— BEGIN —
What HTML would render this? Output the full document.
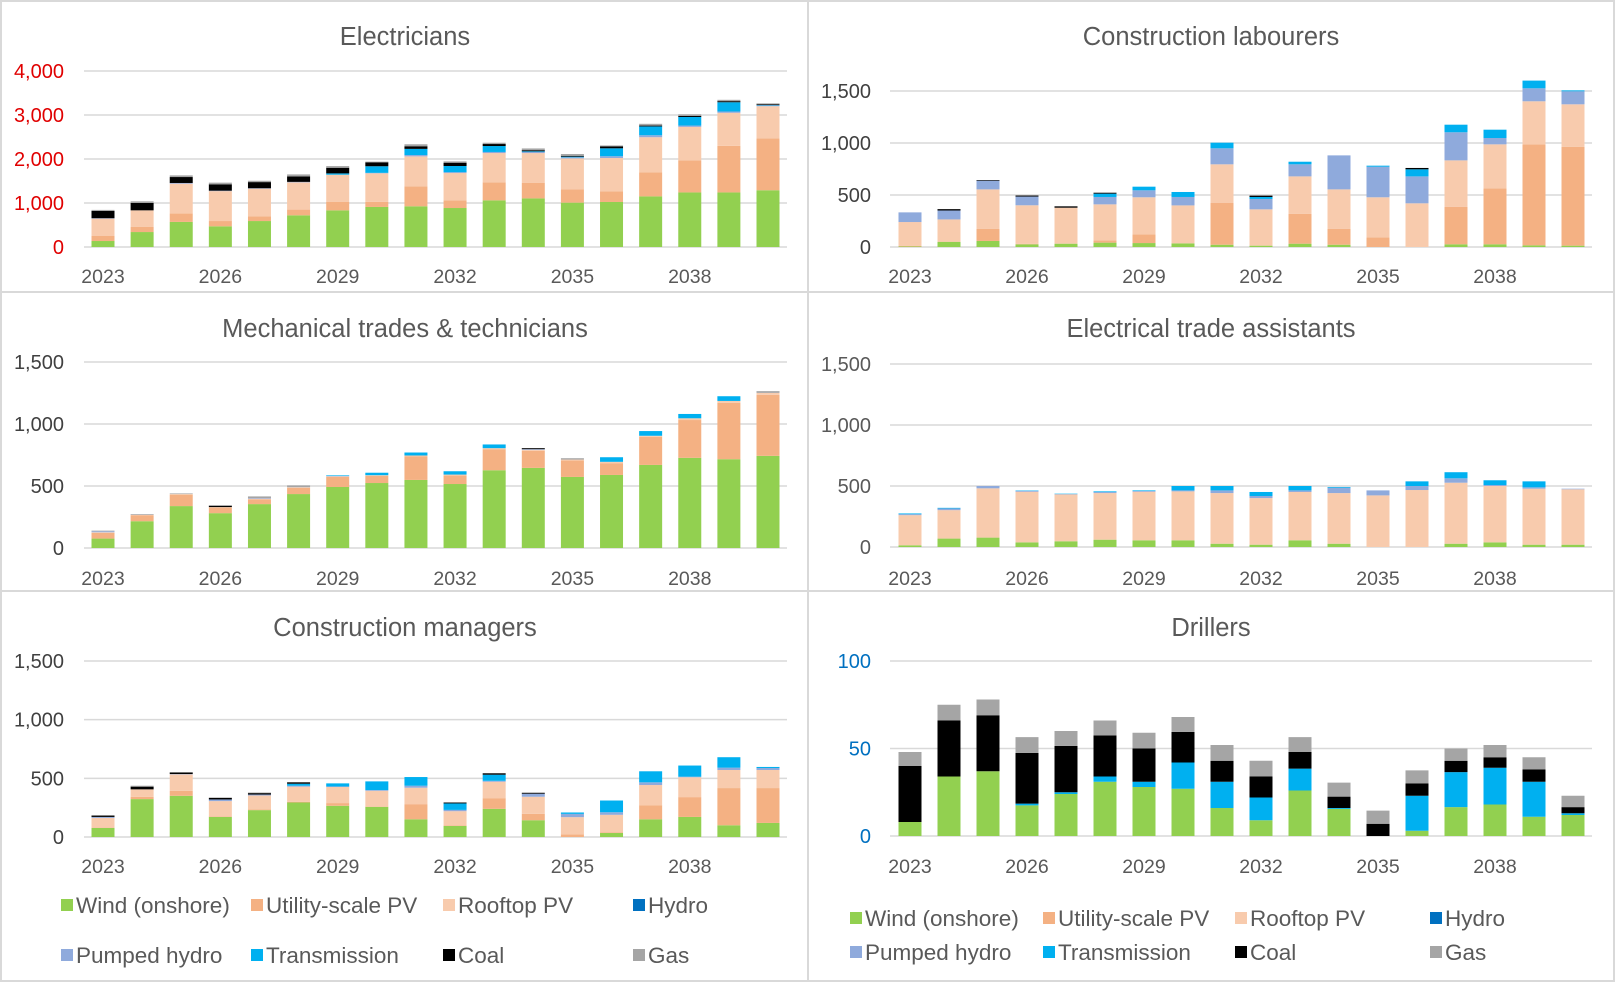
<!DOCTYPE html>
<html><head><meta charset="utf-8"><style>
html,body{margin:0;padding:0;background:#fff;}
svg{display:block;font-family:"Liberation Sans",sans-serif;}
</style></head><body>
<svg id="chart" width="1616" height="983" viewBox="0 0 1616 983" xmlns="http://www.w3.org/2000/svg">
<rect x="1" y="1" width="1613" height="980" fill="#fff" stroke="#D9D9D9" stroke-width="2"/>
<line x1="808" y1="1" x2="808" y2="981" stroke="#D9D9D9" stroke-width="2"/>
<line x1="1" y1="292" x2="1615" y2="292" stroke="#D9D9D9" stroke-width="2"/>
<line x1="1" y1="591" x2="1615" y2="591" stroke="#D9D9D9" stroke-width="2"/>
</svg>
<script>
const years = [2023,2024,2025,2026,2027,2028,2029,2030,2031,2032,2033,2034,2035,2036,2037,2038,2039,2040];
const seriesNames = ["Wind (onshore)","Utility-scale PV","Rooftop PV","Hydro","Pumped hydro","Transmission","Coal","Gas"];
const seriesColors = ["#92D050","#F4B183","#F8CBAD","#0070C0","#8FAADC","#00B0F0","#000000","#A5A5A5"];

// Electricians
const elecWind  = [136,340,570,470,590,720,833,910,925,886,1060,1105,1008,1023,1150,1240,1240,1290];
const elecUtil  = [114,115,190,120,105,130,190,115,455,175,410,350,300,240,545,730,1060,1180];
const elecRoof  = [394,378,680,680,630,620,620,650,680,620,665,680,705,760,800,760,750,730];
const elecHydro = [0,0,0,0,0,0,0,0,0,0,0,0,0,0,0,0,0,0];
const elecPH    = [10,0,15,10,10,10,0,10,30,20,25,25,25,40,45,30,30,15];
const elecTrans = [0,0,0,0,0,0,30,150,140,140,135,15,15,180,200,195,210,10];
const elecCoal  = [166,167,135,145,140,125,128,90,60,75,45,25,20,45,20,25,25,20];
const elecGas   = [23,38,38,38,30,45,38,15,45,30,30,40,40,20,40,35,30,20];

// Construction labourers
const labWind  = [5,50,58,26,32,42,38,35,22,13,32,22,0,0,26,26,16,13];
const labUtil  = [5,5,118,5,0,22,84,0,401,0,288,154,93,0,359,538,971,949];
const labRoof  = [230,210,378,370,346,346,356,365,372,349,359,378,385,420,448,423,414,410];
const labHydro = [0,0,0,0,0,0,0,0,0,0,0,0,0,0,0,0,0,0];
const labPH    = [93,86,84,84,0,71,67,81,154,100,116,327,294,259,270,61,125,125];
const labTrans = [0,0,0,0,0,32,35,48,54,19,25,0,10,68,73,80,74,9];
const labCoal  = [0,13,6,10,13,9,0,0,0,13,0,0,0,13,0,0,0,0];
const labGas   = [0,0,0,0,0,0,0,0,0,0,0,0,0,0,0,0,0,0];

// Mechanical trades & technicians
const mechWind  = [76,216,338,281,354,435,492,524,549,516,627,646,573,589,670,727,716,743];
const mechUtil  = [46,46,92,45,38,50,81,57,189,68,170,138,132,95,227,305,454,492];
const mechRoof  = [5,5,5,4,6,5,5,6,8,8,8,8,8,11,8,14,16,16];
const mechHydro = [0,0,0,0,0,0,0,0,0,0,0,0,0,0,0,0,0,0];
const mechPH    = [8,0,0,0,5,0,3,0,0,0,0,5,0,0,0,0,0,0];
const mechTrans = [0,0,0,0,0,0,5,20,24,27,30,0,0,37,38,35,38,0];
const mechCoal  = [0,0,0,10,0,0,0,0,0,0,0,8,0,0,0,0,0,0];
const mechGas   = [5,6,5,6,13,15,0,0,0,0,0,0,11,0,0,0,0,14];

// Electrical trade assistants
const etaWind  = [14,69,77,38,47,60,55,55,27,19,55,27,0,0,27,38,19,19];
const etaUtil  = [0,0,0,0,0,0,0,0,0,0,0,0,0,0,0,0,0,0];
const etaRoof  = [247,233,404,415,384,382,398,401,415,382,396,415,423,467,500,462,459,454];
const etaHydro = [0,0,0,0,0,0,0,0,0,0,0,0,0,0,0,0,0,0];
const etaPH    = [8,14,19,8,3,8,6,8,22,17,13,44,41,33,36,8,11,5];
const etaTrans = [6,5,0,3,3,6,5,36,36,33,36,6,0,38,50,39,49,0];
const etaCoal  = [0,0,0,0,0,0,0,0,0,0,0,0,0,0,0,0,0,0];
const etaGas   = [0,0,0,0,0,0,0,0,0,0,0,0,0,0,0,0,0,0];

// Construction managers
const cmWind  = [77,323,351,171,229,294,266,257,151,94,240,143,0,34,151,171,100,120];
const cmUtil  = [3,20,43,5,5,5,23,5,129,5,91,54,23,5,120,169,317,297];
const cmRoof  = [83,63,140,130,120,130,137,132,140,121,140,146,146,150,172,169,154,154];
const cmHydro = [0,0,0,0,0,0,0,0,0,0,0,0,0,0,0,0,0,0];
const cmPH    = [8,0,3,14,8,8,5,6,17,11,8,26,28,22,23,5,20,17];
const cmTrans = [0,0,0,0,0,17,26,74,74,55,52,0,12,100,94,95,89,9];
const cmCoal  = [12,23,12,14,12,12,0,0,0,8,12,8,0,0,0,0,0,0];
const cmGas   = [0,8,5,0,5,0,0,0,0,0,0,0,0,0,0,0,0,0];

// Drillers
const drWind  = [8,34,37,17.5,24,31,28,27,16,9,26,15.5,0,3,16.5,18,11,12];
const drUtil  = [0,0,0,0,0,0,0,0,0,0,0,0,0,0,0,0,0,0];
const drRoof  = [0,0,0,0,0,0,0,0,0,0,0,0,0,0,0,0,0,0];
const drHydro = [0,0,0,0,0,0,0,0,0,0,0,0,0,0,0,0,0,0];
const drPH    = [0,0,0,0,0,0,0,0,0,0,0,0,0,0,0,0,0,0];
const drTrans = [0,0,0,1,1,3,3,15,15,13,12.5,0.5,0,20,20,21,20,1];
const drCoal  = [32,32,32,29,26.5,23.5,19,17.5,12,12,9.5,6.5,7,7,6.5,6,7,3.5];
const drGas   = [8,9,9,9,8.5,8.5,9,8.5,9,9,8.5,8,7.5,7.5,7,7,7,6.5];

const elecTicks = [0,1000,2000,3000,4000];
const k1500Ticks = [0,500,1000,1500];
const drTicks = [0,50,100];
const yearTicks = [2023,2026,2029,2032,2035,2038];

const NS = "http://www.w3.org/2000/svg";
const svg = document.getElementById("chart");
function mk(tag, attrs, parent) {
  const e = document.createElementNS(NS, tag);
  for (const k in attrs) e.setAttribute(k, attrs[k]);
  (parent || svg).appendChild(e);
  return e;
}
function fmt(v){ return v.toLocaleString("en-US"); }

const panels = [
  {title:"Electricians", key:"electricians", tx:405, ty:45, x0:84, x1:787, b0:103, b1:768, y0:247, yTop:71, vTop:4000, ticks:elecTicks, tickColor:"#E00000", labelR:64, yearY:283, series:[elecWind,elecUtil,elecRoof,elecHydro,elecPH,elecTrans,elecCoal,elecGas]},
  {title:"Construction labourers", key:"construction-labourers", tx:1211, ty:45, x0:890, x1:1592, b0:910, b1:1573, y0:247, yTop:91, vTop:1500, ticks:k1500Ticks, tickColor:"#404040", labelR:871, yearY:283, series:[labWind,labUtil,labRoof,labHydro,labPH,labTrans,labCoal,labGas]},
  {title:"Mechanical trades & technicians", key:"mechanical-trades", tx:405, ty:337, x0:84, x1:787, b0:103, b1:768, y0:548, yTop:362, vTop:1500, ticks:k1500Ticks, tickColor:"#404040", labelR:64, yearY:585, series:[mechWind,mechUtil,mechRoof,mechHydro,mechPH,mechTrans,mechCoal,mechGas]},
  {title:"Electrical trade assistants", key:"electrical-trade-assistants", tx:1211, ty:337, x0:890, x1:1592, b0:910, b1:1573, y0:547, yTop:364, vTop:1500, ticks:k1500Ticks, tickColor:"#595959", labelR:871, yearY:585, series:[etaWind,etaUtil,etaRoof,etaHydro,etaPH,etaTrans,etaCoal,etaGas]},
  {title:"Construction managers", key:"construction-managers", tx:405, ty:636, x0:84, x1:787, b0:103, b1:768, y0:837, yTop:661, vTop:1500, ticks:k1500Ticks, tickColor:"#404040", labelR:64, yearY:873, series:[cmWind,cmUtil,cmRoof,cmHydro,cmPH,cmTrans,cmCoal,cmGas]},
  {title:"Drillers", key:"drillers", tx:1211, ty:636, x0:890, x1:1592, b0:910, b1:1573, y0:836, yTop:661, vTop:100, ticks:drTicks, tickColor:"#0070C0", labelR:871, yearY:873, series:[drWind,drUtil,drRoof,drHydro,drPH,drTrans,drCoal,drGas]}
];

panels.forEach(p => {
  const g = mk("g", {});
  
  
  const yScale = v => p.y0 - (v / p.vTop) * (p.y0 - p.yTop);
  const step = (p.b1 - p.b0) / (years.length - 1);
  const xScale = i => p.b0 + i * step;
  const t = mk("text", {x:p.tx, y:p.ty, "text-anchor":"middle", "font-size":"25.5", fill:"#595959"}, g);
  t.textContent = p.title;
  
  
  p.ticks.forEach(v => {
    const y = yScale(v);
    const gl = mk("line", {x1:p.x0, x2:p.x1, y1:y, y2:y, stroke:"#D9D9D9", "stroke-width":"1.5"}, g);
    
    
    const tl = mk("text", {x:p.labelR, y:y+7, "text-anchor":"end", "font-size":"20", fill:p.tickColor}, g);
    tl.textContent = fmt(v);
    
    
  });
  yearTicks.forEach(yr => {
    const i = years.indexOf(yr);
    const xl = mk("text", {x:xScale(i), y:p.yearY, "text-anchor":"middle", "font-size":"19.5", fill:"#595959"}, g);
    xl.textContent = yr;
    
    
  });
  years.forEach((yr, i) => {
    let cum = 0;
    p.series.forEach((arr, s) => {
      const v = arr[i];
      if (!v) return;
      const yTopPx = yScale(cum + v), yBot = yScale(cum);
      cum += v;
      const r = mk("rect", {x:xScale(i) - 11.5, y:yTopPx, width:23, height:Math.max(0, yBot - yTopPx), fill:seriesColors[s]}, g);
      
      
    });
  });
});

function legend(xs, rows, key) {
  const g = mk("g", {});
  
  
  seriesNames.forEach((n, i) => {
    const col = i % 4, row = Math.floor(i / 4);
    const x = xs[col], y = rows[row];
    const sq = mk("rect", {x:x, y:y-6, width:12, height:12, fill:seriesColors[i]}, g);
    
    
    const tx = mk("text", {x:x+15, y:y+8, "font-size":"22.5", fill:"#595959"}, g);
    tx.textContent = n;
    
    
  });
}
legend([61, 251, 443, 633], [905, 955], 'legend-left');
legend([850, 1043, 1235, 1430], [918, 952], 'legend-right');
</script>
</body></html>
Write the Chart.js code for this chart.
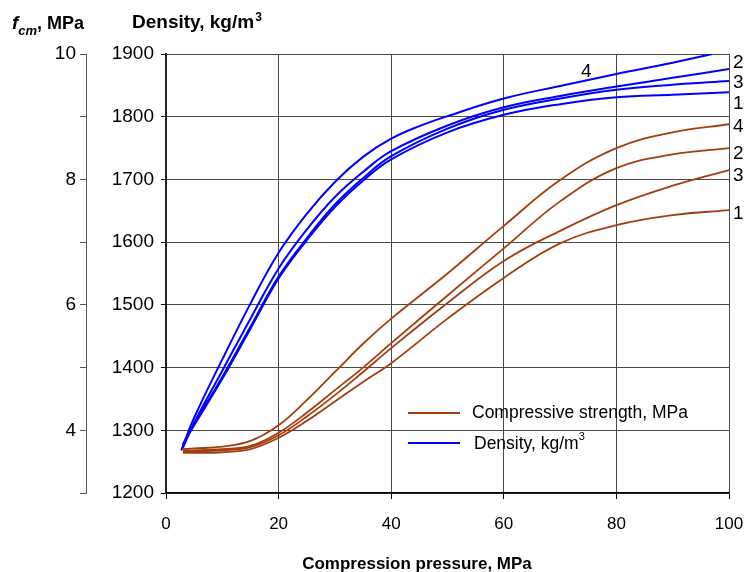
<!DOCTYPE html>
<html lang="en">
<head>
<meta charset="UTF-8">
<title>Density and compressive strength vs compression pressure</title>
<script src="https://cdn.jsdelivr.net/npm/chart.js"></script>
<style>
  html, body { margin: 0; padding: 0; background: #fff; }
  #wrap { width: 749px; height: 572px; }
</style>
</head>
<body>
<div id="wrap"><canvas id="chart" width="749" height="572"></canvas></div>

<script>
// compression pressure, MPa (curve 4 of density runs out of the top at ~97 MPa)
const pressure  = [3, 5, 10, 15, 20, 25, 30, 35, 40, 50, 60, 70, 80, 90, 100];
const pressure4 = [2.7, 5, 10, 15, 20, 25, 30, 35, 40, 45, 50, 60, 70, 80, 90, 97];

// density, kg/m3
const density1 = [1278, 1308, 1382, 1462, 1542, 1603, 1656, 1698, 1732, 1775, 1803, 1820, 1831, 1835, 1839];
const density2 = [1272, 1312, 1395, 1478, 1558, 1620, 1672, 1712, 1745, 1786, 1815, 1833, 1848, 1862, 1876];
const density3 = [1276, 1310, 1385, 1465, 1545, 1606, 1660, 1702, 1737, 1781, 1811, 1829, 1843, 1851, 1857];
const density4 = [1268, 1320, 1413, 1502, 1583, 1645, 1696, 1736, 1765, 1785, 1801, 1829, 1849, 1868, 1886, 1900];

// compressive strength fcm, MPa
const strength1 = [3.64, 3.64, 3.65, 3.70, 3.88, 4.15, 4.46, 4.77, 5.07, 5.78, 6.43, 6.98, 7.27, 7.43, 7.51];
const strength2 = [3.68, 3.68, 3.70, 3.75, 3.96, 4.28, 4.64, 5.00, 5.39, 6.15, 6.90, 7.65, 8.18, 8.40, 8.50];
const strength3 = [3.66, 3.66, 3.68, 3.73, 3.92, 4.22, 4.56, 4.93, 5.31, 6.03, 6.70, 7.18, 7.59, 7.90, 8.15];
const strength4 = [3.70, 3.71, 3.74, 3.83, 4.08, 4.48, 4.93, 5.38, 5.78, 6.50, 7.26, 7.99, 8.50, 8.75, 8.88];

// axis ticks
const pressureTicks = [0, 20, 40, 60, 80, 100];
const densityTicks = [1200, 1300, 1400, 1500, 1600, 1700, 1800, 1900];
const strengthLabels = [4, 6, 8, 10];

const FONT = "'Liberation Sans', Arial, sans-serif";
const BROWN = '#a23e0e';
const BLUE = '#0000ff';
const GRID = '#4a4a4a';

function pts(xs, ys) {
  return xs.map((x, i) => ({ x: x, y: ys[i] }));
}

function curve(label, xs, ys, color, axis) {
  return {
    label: label,
    data: pts(xs, ys),
    borderColor: color,
    borderWidth: color === BLUE ? 2 : 1.8,
    pointRadius: 0,
    fill: false,
    tension: 0.4,
    yAxisID: axis
  };
}

// where each curve number sits, relative to the end of the curve (px)
const tagNudge = {
  d1: [4, 12], d2: [4, -6], d3: [4, 2],
  s1: [4, 4], s2: [4, 6], s3: [4, 6], s4: [4, 3]
};

const textPlugin = {
  id: 'texts',
  afterDraw(chart) {
    const ctx = chart.ctx;
    ctx.save();
    ctx.fillStyle = '#000';

    // curve numbers
    ctx.font = '19px ' + FONT;
    ctx.textBaseline = 'middle';
    ctx.textAlign = 'left';
    chart.data.datasets.forEach((ds, i) => {
      const pts = chart.getDatasetMeta(i).data;
      if (ds.key === 'd4') {
        const p = pts[13];
        ctx.textAlign = 'center';
        ctx.fillText(ds.label, p.x - 30, p.y - 2);
        ctx.textAlign = 'left';
        return;
      }
      const p = pts[pts.length - 1];
      const n = tagNudge[ds.key];
      ctx.fillText(ds.label, p.x + n[0], p.y + n[1]);
    });

    // axis titles
    ctx.textBaseline = 'alphabetic';
    ctx.font = 'italic bold 19px ' + FONT;
    ctx.fillText('f', 12, 29);
    let x = 12 + ctx.measureText('f').width;
    ctx.font = 'italic bold 13px ' + FONT;
    ctx.fillText('cm', x, 35);
    x += ctx.measureText('cm').width;
    ctx.font = 'bold 18px ' + FONT;
    ctx.fillText(', MPa', x, 29);

    ctx.font = 'bold 19px ' + FONT;
    ctx.fillText('Density, kg/m', 132, 28);
    x = 132 + ctx.measureText('Density, kg/m').width + 1;
    ctx.font = 'bold 12px ' + FONT;
    ctx.fillText('3', x, 21);

    ctx.font = 'bold 17px ' + FONT;
    ctx.textAlign = 'center';
    ctx.fillText('Compression pressure, MPa', 417, 569);

    // legend
    ctx.textAlign = 'left';
    ctx.textBaseline = 'middle';
    ctx.lineWidth = 2;
    ctx.strokeStyle = BROWN;
    ctx.beginPath(); ctx.moveTo(408, 413); ctx.lineTo(460, 413); ctx.stroke();
    ctx.strokeStyle = BLUE;
    ctx.beginPath(); ctx.moveTo(408, 443); ctx.lineTo(460, 443); ctx.stroke();
    ctx.font = '17.5px ' + FONT;
    ctx.fillText('Compressive strength, MPa', 472, 413);
    ctx.fillText('Density, kg/m', 474, 444);
    x = 474 + ctx.measureText('Density, kg/m').width;
    ctx.font = '11px ' + FONT;
    ctx.fillText('3', x, 437);
    ctx.restore();
  }
};

const datasets = [
  Object.assign(curve('1', pressure, strength1, BROWN, 'y1'), { key: 's1' }),
  Object.assign(curve('2', pressure, strength2, BROWN, 'y1'), { key: 's2' }),
  Object.assign(curve('3', pressure, strength3, BROWN, 'y1'), { key: 's3' }),
  Object.assign(curve('4', pressure, strength4, BROWN, 'y1'), { key: 's4' }),
  Object.assign(curve('1', pressure, density1, BLUE, 'y'), { key: 'd1' }),
  Object.assign(curve('2', pressure, density2, BLUE, 'y'), { key: 'd2' }),
  Object.assign(curve('3', pressure, density3, BLUE, 'y'), { key: 'd3' }),
  Object.assign(curve('4', pressure4, density4, BLUE, 'y'), { key: 'd4' })
];

new Chart(document.getElementById('chart'), {
  type: 'line',
  data: { datasets: datasets },
  options: {
    responsive: false,
    animation: false,
    layout: { padding: { top: 54, right: 20, left: 0, bottom: 0 } },
    plugins: { legend: { display: false }, tooltip: { enabled: false } },
    scales: {
      x: {
        type: 'linear',
        min: 0, max: 100,
        afterBuildTicks: s => { s.ticks = pressureTicks.map(v => ({ value: v })); },
        afterFit: s => { s.height = 79; s.paddingLeft = 0; s.paddingRight = 0; },
        grid: { color: GRID, lineWidth: 1, tickLength: 6, tickColor: '#000' },
        border: { color: '#000', width: 1.5 },
        ticks: { color: '#000', padding: 15, font: { family: FONT, size: 17 } }
      },
      y: {
        position: 'left',
        weight: 0,
        min: 1200, max: 1900,
        afterBuildTicks: s => { s.ticks = densityTicks.map(v => ({ value: v })); },
        afterFit: s => { s.width = 80; s.paddingTop = 0; s.paddingBottom = 0; },
        grid: { color: GRID, lineWidth: 1, tickLength: 5, tickColor: '#000' },
        border: { color: '#222', width: 2 },
        ticks: {
          color: '#000',
          padding: 7,
          font: { family: FONT, size: 19 },
          callback: v => String(v)
        }
      },
      y1: {
        position: 'left',
        weight: 1,
        min: 3, max: 10,
        afterFit: s => { s.width = 86; s.paddingTop = 0; s.paddingBottom = 0; },
        grid: { drawOnChartArea: false, tickLength: 6, tickColor: '#555' },
        border: { color: '#555', width: 1 },
        ticks: {
          stepSize: 1,
          color: '#000',
          padding: 4,
          font: { family: FONT, size: 19 },
          callback: v => strengthLabels.includes(v) ? String(v) : ''
        }
      }
    }
  },
  plugins: [textPlugin]
});
</script>
</body>
</html>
— END —
Work required: Pull every line containing the word "this" out of the material.

Written response:
What HTML would render this? Output the full document.
Write the Chart.js code for this chart.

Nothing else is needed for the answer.